A Quercus discorda da intenção dos organizadores de promoverem a edição de 2016 do “Festival Marés Vivas” junto à Reserva Natural Local do Estuário do Douro e espera que o assunto possa ser resolvido fora dos tribunais. A Reserva Natural Local do Estuário do Douro situa-se na margem sul do rio Douro, junto à sua foz. Inicia-se na zona da Afurada e termina na zona arenosa do Cabedelo. Em comunicado, a Associação Nacional de Conservação da Natureza refere que esta Reserva Natural é atualmente o sítio de maior importância para a biodiversidade na região do Grande Porto e alberga mais de uma centena de espécies de aves, grande parte delas protegidas e raridades.
O local onde o “Festival Marés Vivas” se realizou desde 2008 até 2015, além de distar cerca de 1.000 m da área mais importante da Reserva Natural, continha um morro fortemente arborizado da Quinta Marques Gomes, que reduzia e moderava a propagação do ruído, pelo que o evento tinha um impacto limitado sobre as aves da Reserva, explica a Quercus.
Por sua vez, o lugar proposto para a edição de 2016 é adjacente à Reserva Natural, sendo que “o movimento de pessoas e viaturas vai, fatalmente, perturbar as espécies existentes na Reserva Natural, em plena época de nidificação das aves”, indica na mesma nota. E acrescenta: “o ruído, especialmente à noite, aterroriza as aves que voam descontroladamente e vão posteriormente ferir-se ou morrer. Prova disso foi o lançamento do ‘maior foguete do mundo’ do Porto para o Estuário do Douro. Este evento, que foi denunciado pela QUERCUS, em 2010, resultou em inúmeras mortes de aves do estuário”.
Há também a ter em conta os impactos das obras necessárias de terraplanagens nos ecossistemas locais.
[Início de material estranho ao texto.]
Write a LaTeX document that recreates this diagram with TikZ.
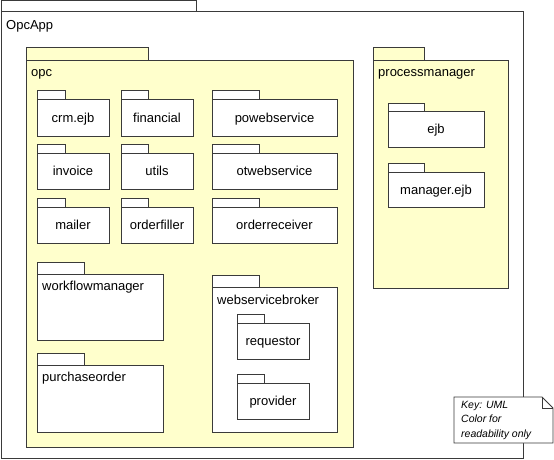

Legislação Nacional e Diretivas Europeias alertam para impactes negativos nas espécies e habitats prioritários
As diretivas referentes a Aves e Habitats (n.° 79/409/CEE, do Conselho, de 2 de Abril e n.° 92/43/CEE, do Conselho, de 21 de Maio, respetivamente) transpostas para o direito português pelo Decreto-Lei n.º 140/99, de 24 de Abril, com sucessivas alterações, referem que as atividades inerentes à adaptação de locais a recinto de festival de música, como a alteração do uso e da morfologia do solo, estão sujeitas a parecer do Instituto da Conservação da Natureza e da Biodiversidade (ICNB). Além disso, o diploma alerta para os impactos negativos que qualquer ação ou projeto possa ter em habitats e espécies “prioritários” e proíbe “perturbar esses espécimes, nomeadamente durante o período de reprodução, de dependência, de hibernação e de migração” e “deteriorar ou destruir os locais ou áreas de repouso dessas espécies” (alínea b) e d), artigo 11º).
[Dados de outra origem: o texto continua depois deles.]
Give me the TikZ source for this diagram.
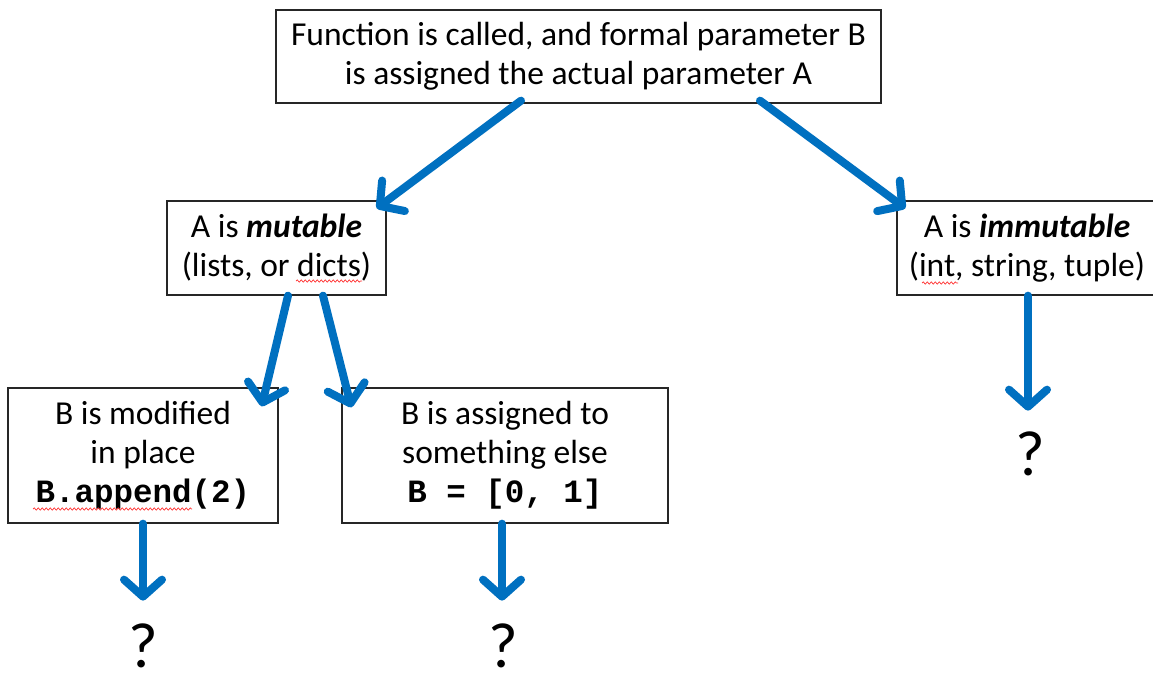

Dado que a área da Reserva Natural contém tanto habitats (como estuários atlânticos, dunas móveis embrionárias e prados salgados atlânticos), como espécies de aves, “prioritários” (todas elencadas no Guia da Reserva Natural, editado com apoio do QREN, em 2012), a realização do Festival Marés Vivas neste local contraria o disposto na lei portuguesa, avisa a Quercus.
As áreas protegidas na Região do Porto são em número muito reduzido, o que realça a necessidade de conservação das mesmas. A Reserva Natural do Estuário do Douro tem um valor paisagístico e social notáveis, sendo o local de encontro de dezenas de amantes de natureza. Também é local de eleição para muitos fotógrafos de vida selvagem.
Neste sentido, a Quercus solicita aos promotores que procurem outros locais alternativos para o Festival, onde seja possível compatibilizar a realização deste evento cultural com a conservação da biodiversidade, isto na certeza de que muitos ambientalistas também são frequentadores habituais do Marés Vivas e estarão atentos a todas as medidas tomadas pela organização em defesa do Ambiente.
A Quercus apela, de igual modo, aos patrocinadores e artistas para que “repensem a sua responsabilidade social e ambiental e não aceitem o Festival no local anunciado onde, em três dias, serão destruídos anos de trabalho em prol da Conservação da Natureza”.